Reproduce the listing exactly and skip over any pictures.

## Provided material:
----

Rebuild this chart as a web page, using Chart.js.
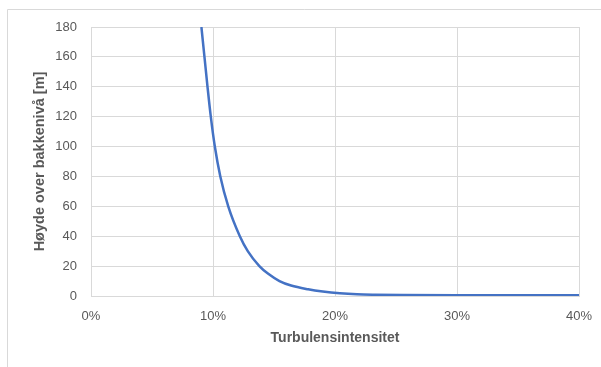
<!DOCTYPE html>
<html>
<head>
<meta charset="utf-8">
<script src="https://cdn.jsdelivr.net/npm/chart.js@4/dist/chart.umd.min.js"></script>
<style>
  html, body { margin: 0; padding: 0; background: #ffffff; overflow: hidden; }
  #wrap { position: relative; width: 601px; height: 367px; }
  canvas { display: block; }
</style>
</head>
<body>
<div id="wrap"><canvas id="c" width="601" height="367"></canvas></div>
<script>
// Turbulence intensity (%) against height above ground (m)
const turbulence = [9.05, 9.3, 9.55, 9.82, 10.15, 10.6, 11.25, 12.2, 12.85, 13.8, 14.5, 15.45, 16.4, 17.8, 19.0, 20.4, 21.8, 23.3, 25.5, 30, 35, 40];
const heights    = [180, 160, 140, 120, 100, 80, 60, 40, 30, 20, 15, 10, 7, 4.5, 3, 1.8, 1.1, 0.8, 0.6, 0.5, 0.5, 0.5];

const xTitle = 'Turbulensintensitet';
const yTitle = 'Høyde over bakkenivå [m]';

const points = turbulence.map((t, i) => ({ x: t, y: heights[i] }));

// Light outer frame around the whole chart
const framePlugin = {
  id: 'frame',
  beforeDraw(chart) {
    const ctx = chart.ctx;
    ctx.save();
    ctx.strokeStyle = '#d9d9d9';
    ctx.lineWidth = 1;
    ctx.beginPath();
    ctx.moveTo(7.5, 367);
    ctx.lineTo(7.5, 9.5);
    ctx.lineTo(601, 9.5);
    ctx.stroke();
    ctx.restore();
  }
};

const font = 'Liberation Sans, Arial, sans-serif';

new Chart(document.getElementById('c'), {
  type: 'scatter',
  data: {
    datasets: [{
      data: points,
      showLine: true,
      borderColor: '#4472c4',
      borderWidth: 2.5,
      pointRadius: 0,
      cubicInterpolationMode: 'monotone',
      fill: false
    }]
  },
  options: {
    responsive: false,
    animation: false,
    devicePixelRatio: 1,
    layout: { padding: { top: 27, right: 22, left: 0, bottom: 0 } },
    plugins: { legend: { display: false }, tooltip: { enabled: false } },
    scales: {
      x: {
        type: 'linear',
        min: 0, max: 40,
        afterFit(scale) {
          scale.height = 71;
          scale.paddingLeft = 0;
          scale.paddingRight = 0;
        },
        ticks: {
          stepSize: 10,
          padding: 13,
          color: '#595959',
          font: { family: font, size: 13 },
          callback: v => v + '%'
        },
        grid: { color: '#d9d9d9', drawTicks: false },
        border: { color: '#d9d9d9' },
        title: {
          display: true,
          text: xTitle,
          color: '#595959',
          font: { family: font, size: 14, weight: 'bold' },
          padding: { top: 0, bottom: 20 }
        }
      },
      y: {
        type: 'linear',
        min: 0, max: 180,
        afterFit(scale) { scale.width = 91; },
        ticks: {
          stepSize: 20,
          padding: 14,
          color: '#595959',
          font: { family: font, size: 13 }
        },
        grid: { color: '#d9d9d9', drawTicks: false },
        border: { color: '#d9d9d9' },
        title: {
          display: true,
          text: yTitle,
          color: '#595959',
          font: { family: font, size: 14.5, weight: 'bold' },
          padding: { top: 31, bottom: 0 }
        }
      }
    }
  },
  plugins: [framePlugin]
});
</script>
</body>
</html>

----

## Exercise answer:
Rebuild this chart as a web page, using Chart.js.
<!DOCTYPE html>
<html>
<head>
<meta charset="utf-8">
<script src="https://cdn.jsdelivr.net/npm/chart.js@4/dist/chart.umd.min.js"></script>
<style>
  html, body { margin: 0; padding: 0; background: #ffffff; overflow: hidden; }
  #wrap { position: relative; width: 601px; height: 367px; }
  canvas { display: block; }
</style>
</head>
<body>
<div id="wrap"><canvas id="c" width="601" height="367"></canvas></div>
<script>
// Turbulence intensity (%) against height above ground (m)
const turbulence = [9.05, 9.3, 9.55, 9.82, 10.15, 10.6, 11.25, 12.2, 12.85, 13.8, 14.5, 15.45, 16.4, 17.8, 19.0, 20.4, 21.8, 23.3, 25.5, 30, 35, 40];
const heights    = [180, 160, 140, 120, 100, 80, 60, 40, 30, 20, 15, 10, 7, 4.5, 3, 1.8, 1.1, 0.8, 0.6, 0.5, 0.5, 0.5];

const xTitle = 'Turbulensintensitet';
const yTitle = 'Høyde over bakkenivå [m]';

const points = turbulence.map((t, i) => ({ x: t, y: heights[i] }));

// Light outer frame around the whole chart
const framePlugin = {
  id: 'frame',
  beforeDraw(chart) {
    const ctx = chart.ctx;
    ctx.save();
    ctx.strokeStyle = '#d9d9d9';
    ctx.lineWidth = 1;
    ctx.beginPath();
    ctx.moveTo(7.5, 367);
    ctx.lineTo(7.5, 9.5);
    ctx.lineTo(601, 9.5);
    ctx.stroke();
    ctx.restore();
  }
};

const font = 'Liberation Sans, Arial, sans-serif';

new Chart(document.getElementById('c'), {
  type: 'scatter',
  data: {
    datasets: [{
      data: points,
      showLine: true,
      borderColor: '#4472c4',
      borderWidth: 2.5,
      pointRadius: 0,
      cubicInterpolationMode: 'monotone',
      fill: false
    }]
  },
  options: {
    responsive: false,
    animation: false,
    devicePixelRatio: 1,
    layout: { padding: { top: 27, right: 22, left: 0, bottom: 0 } },
    plugins: { legend: { display: false }, tooltip: { enabled: false } },
    scales: {
      x: {
        type: 'linear',
        min: 0, max: 40,
        afterFit(scale) {
          scale.height = 71;
          scale.paddingLeft = 0;
          scale.paddingRight = 0;
        },
        ticks: {
          stepSize: 10,
          padding: 13,
          color: '#595959',
          font: { family: font, size: 13 },
          callback: v => v + '%'
        },
        grid: { color: '#d9d9d9', drawTicks: false },
        border: { color: '#d9d9d9' },
        title: {
          display: true,
          text: xTitle,
          color: '#595959',
          font: { family: font, size: 14, weight: 'bold' },
          padding: { top: 0, bottom: 20 }
        }
      },
      y: {
        type: 'linear',
        min: 0, max: 180,
        afterFit(scale) { scale.width = 91; },
        ticks: {
          stepSize: 20,
          padding: 14,
          color: '#595959',
          font: { family: font, size: 13 }
        },
        grid: { color: '#d9d9d9', drawTicks: false },
        border: { color: '#d9d9d9' },
        title: {
          display: true,
          text: yTitle,
          color: '#595959',
          font: { family: font, size: 14.5, weight: 'bold' },
          padding: { top: 31, bottom: 0 }
        }
      }
    }
  },
  plugins: [framePlugin]
});
</script>
</body>
</html>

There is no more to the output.